Catastrophe industrielle en Hongrie : acquittement
Cinq ans après l'accident industriel d’Akja en Hongrie, un tribunal a acquitté les quinze accusés. L’accident avait entraîné des coulées de boues toxiques s’échappant du bassin de stockage d’une usine d’aluminium. Si certains commentateurs comprennent la contestation du verdict, d’autres la mettent à l'index.
L'erreur humaine est indéniable
Alors que les 15 accusés ont tous été acquittés par le tribunal en première instance, le quotidien de centre-gauche Népszabadság estime qu'il existe des responsables de la catastrophe d'octobre 2010 :
«Malgré le verdict, il est très probable qu'il s'agisse d'une erreur humaine. Ce n'est pas une catastrophe naturelle qui s'est produite à Ajka : la boue rouge n'a été provoquée ni par un tremblement de terre, ni par un tsunami. La piste d'un attentat terroriste peut également être écartée. Le bassin de rétention fait partie d'un ensemble industriel. Or, dans le cas d'une catastrophe industrielle, il y a forcément une personne responsable. Quelqu'un a commis une erreur à un moment donné. ... Et cette personne se trouve sans doute parmi ceux qui ont conçu le bassin de rétention et choisi son emplacement géographique. ... Malheureusement, des dizaines d'années se sont écoulées depuis. Les responsables ne sont plus de ce monde, ou il y a prescription.»
La douleur des victimes reste dans les mémoires
En octobre 2010, un accident survenu dans l'usine d’aluminium d'Ajka avait fait dix morts. Le commentateur du journal régional Kisalföld, Attila Cséfalvay, n'est pas satisfait du jugement du tribunal, pas plus qu'il ne l'est de la réaction des industriels face à cette catastrophe environnementale :
«Je serais intéressé de connaître l'avis des proches des victimes sur ce jugement. ... Je ne peux pas comprendre que pour des opérations aussi dangereuses que le stockage de boues rouges, il n'existe pas de contrôles contraignants sur le plan de la statique et du terrain. Et je me rappelle qu'après la tragédie d'Ajka, deux autres centres de stockage de boue rouge en Hongrie ont immédiatement fait l'objet de contrôles. Pourquoi si tard ? Les victimes de la catastrophe ne peuvent pas oublier l'image de cette jeune femme portant son enfant âgé de 14 mois et un homme accourant à son secours, tous trois engloutis et noyés dans la marée de boue rouge.»

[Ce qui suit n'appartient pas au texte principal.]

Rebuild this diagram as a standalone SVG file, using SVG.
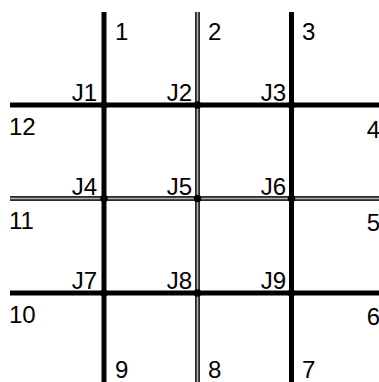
<svg xmlns="http://www.w3.org/2000/svg" width="379" height="382" viewBox="0 0 379 382">
<style>
.road{stroke:#000;stroke-width:5;fill:none}
.dbl{stroke:#2a2a2a;stroke-width:5;fill:none}
.dblc{stroke:#b0b0b0;stroke-width:1.5;fill:none}
.j{fill:#000}
text{font-family:"Liberation Sans",Arial,sans-serif;font-size:24px;fill:#000}
.e{text-anchor:end}
</style>
<rect width="379" height="382" fill="#fff"/>
<g id="connectors">
<line class="road" x1="104" y1="12" x2="104" y2="382"/>
<line class="road" x1="291.5" y1="12" x2="291.5" y2="382"/>
<line class="road" x1="10" y1="105" x2="379" y2="105"/>
<line class="road" x1="10" y1="293" x2="379" y2="293"/>
<line class="dbl" x1="197.5" y1="12" x2="197.5" y2="382"/>
<line class="dbl" x1="10" y1="198.5" x2="379" y2="198.5"/>
<line class="dblc" x1="197.5" y1="12" x2="197.5" y2="382"/>
<line class="dblc" x1="10" y1="198.5" x2="379" y2="198.5"/>
</g>
<g id="road-labels">
<text x="115" y="40">1</text>
<text x="208" y="40">2</text>
<text x="302" y="40">3</text>
<text class="e" x="380" y="138">4</text>
<text class="e" x="380" y="231">5</text>
<text class="e" x="380" y="325">6</text>
<text x="302" y="378">7</text>
<text x="208" y="378">8</text>
<text x="115" y="378">9</text>
<text x="9" y="323">10</text>
<text x="9" y="229">11</text>
<text x="9" y="135">12</text>
</g>
<g id="J1"><circle class="j" cx="104" cy="105" r="3.8"/><text class="e" x="97" y="101">J1</text></g>
<g id="J2"><circle class="j" cx="197.5" cy="105" r="3.8"/><text class="e" x="192" y="101">J2</text></g>
<g id="J3"><circle class="j" cx="291.5" cy="105" r="3.8"/><text class="e" x="286" y="101">J3</text></g>
<g id="J4"><circle class="j" cx="104" cy="198.5" r="3.8"/><text class="e" x="97" y="195">J4</text></g>
<g id="J5"><circle class="j" cx="197.5" cy="198.5" r="3.8"/><text class="e" x="192" y="195">J5</text></g>
<g id="J6"><circle class="j" cx="291.5" cy="198.5" r="3.8"/><text class="e" x="286" y="195">J6</text></g>
<g id="J7"><circle class="j" cx="104" cy="293" r="3.8"/><text class="e" x="97" y="289">J7</text></g>
<g id="J8"><circle class="j" cx="197.5" cy="293" r="3.8"/><text class="e" x="192" y="289">J8</text></g>
<g id="J9"><circle class="j" cx="291.5" cy="293" r="3.8"/><text class="e" x="286" y="289">J9</text></g>
</svg>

La justice ne doit pas plier à la pression du peuple
Beaucoup de Hongrois ne sont pas satisfaits du jugement prononcé car personne n’a été nommé responsable de la catastrophe industrielle à l’origine des coulées de boues toxiques. Or le rôle de la justice n'est pas de trouver des boucs émissaires, souligne le chroniqueur Tamás Lándori sur le portail d’opinions Mandiner :
«Faut-il que la justice applique le droit ou qu’elle étanche la soif du public ? Ce serait porter préjudice à la justice que de laisser l’opinion décider des condamnations et des peines, en se basant sur des informations lacunaires. … 'C’est donc toute la valeur accordée à dix vies humaines ?', a demandé Lajos Kepli [du parti d’extrême droite Jobbik] après le verdict. … Il faut savoir si après une tragédie qui a suscité l’indignation publique, nous voulons uniquement voir des victimes derrière les barreaux ou si nous voulons que la lumière soit faite sur les véritables causes. Dans le premier cas de figure, des tribunaux deviennent complètement superflus. Car le peuple aurait pu porter son jugement le jour même de la catastrophe.»